(Directions) Identify the lines holding "this" and copy them.

(Data supplied)
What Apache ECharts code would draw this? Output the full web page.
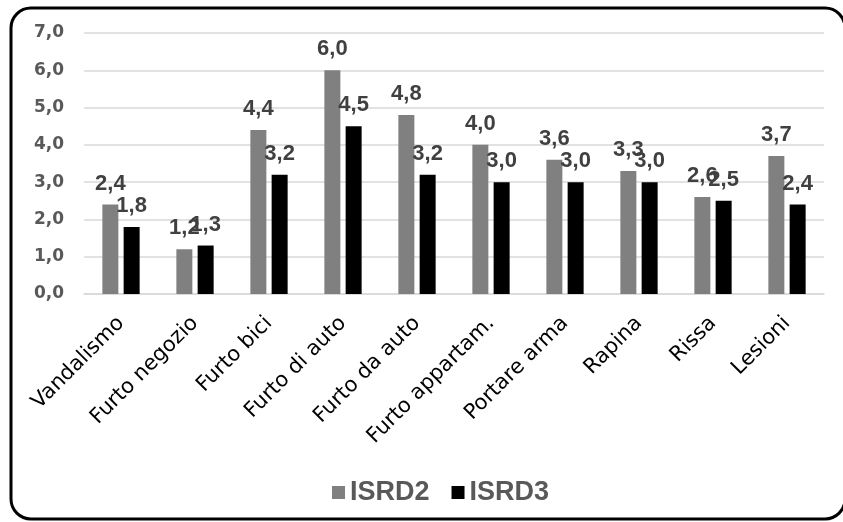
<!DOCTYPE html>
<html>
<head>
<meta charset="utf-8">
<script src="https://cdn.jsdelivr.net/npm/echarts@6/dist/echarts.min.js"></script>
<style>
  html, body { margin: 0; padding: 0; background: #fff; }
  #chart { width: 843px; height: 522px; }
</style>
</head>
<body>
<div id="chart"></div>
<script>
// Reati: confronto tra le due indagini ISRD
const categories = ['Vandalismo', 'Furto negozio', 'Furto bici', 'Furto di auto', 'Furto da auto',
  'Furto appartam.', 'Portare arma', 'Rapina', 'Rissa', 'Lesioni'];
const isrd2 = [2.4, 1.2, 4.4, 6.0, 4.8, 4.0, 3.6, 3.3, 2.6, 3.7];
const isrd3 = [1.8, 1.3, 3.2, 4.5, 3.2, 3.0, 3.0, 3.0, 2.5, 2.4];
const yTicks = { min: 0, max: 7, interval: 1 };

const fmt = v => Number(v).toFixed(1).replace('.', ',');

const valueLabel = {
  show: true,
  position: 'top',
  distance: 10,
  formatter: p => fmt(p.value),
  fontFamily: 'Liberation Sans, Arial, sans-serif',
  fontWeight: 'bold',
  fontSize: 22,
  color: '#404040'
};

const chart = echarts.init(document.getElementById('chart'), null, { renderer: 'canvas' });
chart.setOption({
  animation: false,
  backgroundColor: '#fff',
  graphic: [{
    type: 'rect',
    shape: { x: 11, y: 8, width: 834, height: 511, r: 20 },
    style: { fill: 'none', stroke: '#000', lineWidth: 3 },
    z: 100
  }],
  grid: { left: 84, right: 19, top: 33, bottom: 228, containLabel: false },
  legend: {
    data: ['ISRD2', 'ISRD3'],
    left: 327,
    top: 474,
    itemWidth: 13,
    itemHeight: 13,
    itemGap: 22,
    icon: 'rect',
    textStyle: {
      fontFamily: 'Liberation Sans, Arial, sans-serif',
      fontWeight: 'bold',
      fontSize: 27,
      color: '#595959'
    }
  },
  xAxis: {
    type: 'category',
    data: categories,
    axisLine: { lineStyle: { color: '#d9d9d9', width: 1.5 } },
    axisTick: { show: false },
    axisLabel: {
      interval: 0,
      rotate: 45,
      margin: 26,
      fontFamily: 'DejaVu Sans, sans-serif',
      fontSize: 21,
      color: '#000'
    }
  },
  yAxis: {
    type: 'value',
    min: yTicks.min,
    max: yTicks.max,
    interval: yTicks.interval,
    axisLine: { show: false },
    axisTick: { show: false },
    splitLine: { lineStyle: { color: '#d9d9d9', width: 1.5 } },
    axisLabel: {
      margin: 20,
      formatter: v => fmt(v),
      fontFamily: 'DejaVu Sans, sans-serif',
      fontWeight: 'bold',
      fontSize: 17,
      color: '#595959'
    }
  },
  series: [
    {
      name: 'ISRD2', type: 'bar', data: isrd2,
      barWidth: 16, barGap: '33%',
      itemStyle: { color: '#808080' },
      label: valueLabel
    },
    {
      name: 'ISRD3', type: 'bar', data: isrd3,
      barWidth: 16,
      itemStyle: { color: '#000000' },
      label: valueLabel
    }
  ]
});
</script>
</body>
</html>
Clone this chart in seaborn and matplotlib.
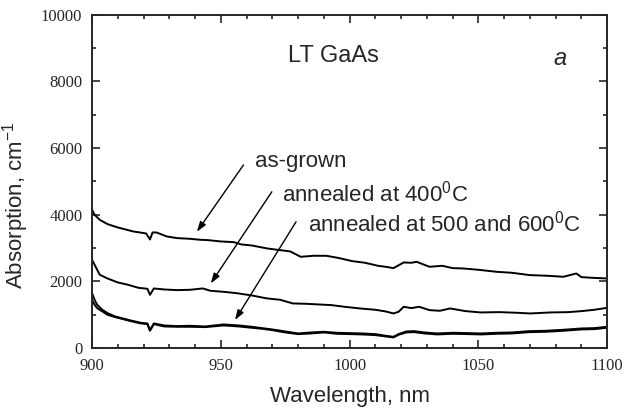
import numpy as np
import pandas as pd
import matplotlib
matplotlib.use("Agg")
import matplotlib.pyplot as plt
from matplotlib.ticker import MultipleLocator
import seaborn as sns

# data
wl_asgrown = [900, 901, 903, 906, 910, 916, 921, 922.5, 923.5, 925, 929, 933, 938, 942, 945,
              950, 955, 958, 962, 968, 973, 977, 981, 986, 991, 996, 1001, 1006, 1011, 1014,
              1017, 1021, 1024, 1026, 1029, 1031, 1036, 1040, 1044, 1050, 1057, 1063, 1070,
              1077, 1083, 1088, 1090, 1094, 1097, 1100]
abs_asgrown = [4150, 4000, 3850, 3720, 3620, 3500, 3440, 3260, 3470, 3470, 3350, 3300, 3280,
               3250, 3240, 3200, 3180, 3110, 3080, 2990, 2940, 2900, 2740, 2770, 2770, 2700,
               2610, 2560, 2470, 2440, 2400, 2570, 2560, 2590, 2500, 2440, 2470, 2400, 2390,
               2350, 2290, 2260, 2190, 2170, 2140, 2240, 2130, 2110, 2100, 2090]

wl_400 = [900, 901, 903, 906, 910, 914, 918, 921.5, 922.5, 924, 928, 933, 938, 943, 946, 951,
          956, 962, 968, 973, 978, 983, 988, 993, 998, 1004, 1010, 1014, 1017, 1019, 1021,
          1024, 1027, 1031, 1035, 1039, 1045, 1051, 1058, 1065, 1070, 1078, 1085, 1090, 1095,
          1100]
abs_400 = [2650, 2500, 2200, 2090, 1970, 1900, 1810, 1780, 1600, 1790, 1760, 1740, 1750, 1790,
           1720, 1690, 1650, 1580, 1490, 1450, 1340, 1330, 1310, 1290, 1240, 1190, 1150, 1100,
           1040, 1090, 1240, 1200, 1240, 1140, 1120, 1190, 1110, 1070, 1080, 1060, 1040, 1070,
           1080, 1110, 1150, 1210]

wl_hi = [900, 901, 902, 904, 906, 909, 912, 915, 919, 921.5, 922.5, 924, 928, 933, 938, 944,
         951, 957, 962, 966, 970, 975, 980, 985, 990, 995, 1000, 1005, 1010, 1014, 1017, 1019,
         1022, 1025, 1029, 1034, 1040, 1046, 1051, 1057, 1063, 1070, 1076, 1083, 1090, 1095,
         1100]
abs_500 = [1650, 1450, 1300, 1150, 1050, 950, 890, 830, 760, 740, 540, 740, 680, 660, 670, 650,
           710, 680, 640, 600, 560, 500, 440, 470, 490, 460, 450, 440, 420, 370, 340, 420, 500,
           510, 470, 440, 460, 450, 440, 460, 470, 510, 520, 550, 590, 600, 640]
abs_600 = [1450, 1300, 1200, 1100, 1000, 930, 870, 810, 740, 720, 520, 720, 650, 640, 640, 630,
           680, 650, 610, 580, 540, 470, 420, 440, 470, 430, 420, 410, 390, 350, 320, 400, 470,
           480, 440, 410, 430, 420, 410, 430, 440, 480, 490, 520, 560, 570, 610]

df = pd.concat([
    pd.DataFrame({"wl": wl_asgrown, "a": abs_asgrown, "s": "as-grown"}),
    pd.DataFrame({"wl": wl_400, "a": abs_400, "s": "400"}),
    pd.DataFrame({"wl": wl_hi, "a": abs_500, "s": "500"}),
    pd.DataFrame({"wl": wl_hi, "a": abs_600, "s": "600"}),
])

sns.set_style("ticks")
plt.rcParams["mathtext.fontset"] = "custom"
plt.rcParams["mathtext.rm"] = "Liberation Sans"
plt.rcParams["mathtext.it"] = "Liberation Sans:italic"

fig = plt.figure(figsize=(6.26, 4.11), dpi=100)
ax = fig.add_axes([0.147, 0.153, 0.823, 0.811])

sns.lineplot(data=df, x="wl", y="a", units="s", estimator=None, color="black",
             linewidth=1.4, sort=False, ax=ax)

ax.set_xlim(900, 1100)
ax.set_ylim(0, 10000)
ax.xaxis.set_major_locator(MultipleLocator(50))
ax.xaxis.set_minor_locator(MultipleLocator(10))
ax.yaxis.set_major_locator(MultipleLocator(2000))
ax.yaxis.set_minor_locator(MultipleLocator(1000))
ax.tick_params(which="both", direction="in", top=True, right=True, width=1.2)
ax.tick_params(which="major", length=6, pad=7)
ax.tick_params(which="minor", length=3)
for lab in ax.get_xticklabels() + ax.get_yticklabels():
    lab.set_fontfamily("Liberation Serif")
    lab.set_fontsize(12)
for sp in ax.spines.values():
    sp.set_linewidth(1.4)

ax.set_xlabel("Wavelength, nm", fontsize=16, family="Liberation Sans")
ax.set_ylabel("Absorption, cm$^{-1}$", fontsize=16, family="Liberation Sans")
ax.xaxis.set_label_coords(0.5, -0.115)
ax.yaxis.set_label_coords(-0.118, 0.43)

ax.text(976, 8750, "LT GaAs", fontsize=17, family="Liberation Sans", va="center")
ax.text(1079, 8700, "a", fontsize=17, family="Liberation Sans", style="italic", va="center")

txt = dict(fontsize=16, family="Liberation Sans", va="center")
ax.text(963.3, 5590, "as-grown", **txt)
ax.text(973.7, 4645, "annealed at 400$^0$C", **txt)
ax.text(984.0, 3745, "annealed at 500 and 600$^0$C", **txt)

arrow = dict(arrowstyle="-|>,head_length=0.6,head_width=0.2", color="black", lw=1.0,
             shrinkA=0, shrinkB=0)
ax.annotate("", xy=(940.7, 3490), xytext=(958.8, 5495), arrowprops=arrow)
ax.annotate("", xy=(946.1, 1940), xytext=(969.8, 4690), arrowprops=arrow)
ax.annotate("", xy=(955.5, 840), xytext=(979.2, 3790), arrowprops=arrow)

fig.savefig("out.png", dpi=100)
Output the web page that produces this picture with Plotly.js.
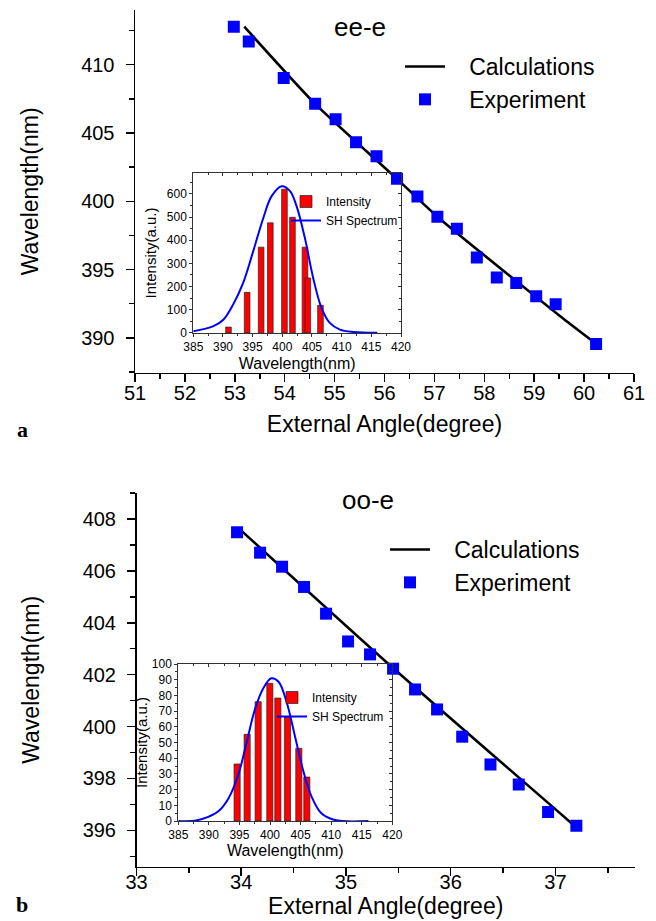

(Answer to the task)
What Apache ECharts code would draw this? Output the full web page.
Clone this chart in seaborn and matplotlib.
Output the web page that produces this picture with Plotly.js.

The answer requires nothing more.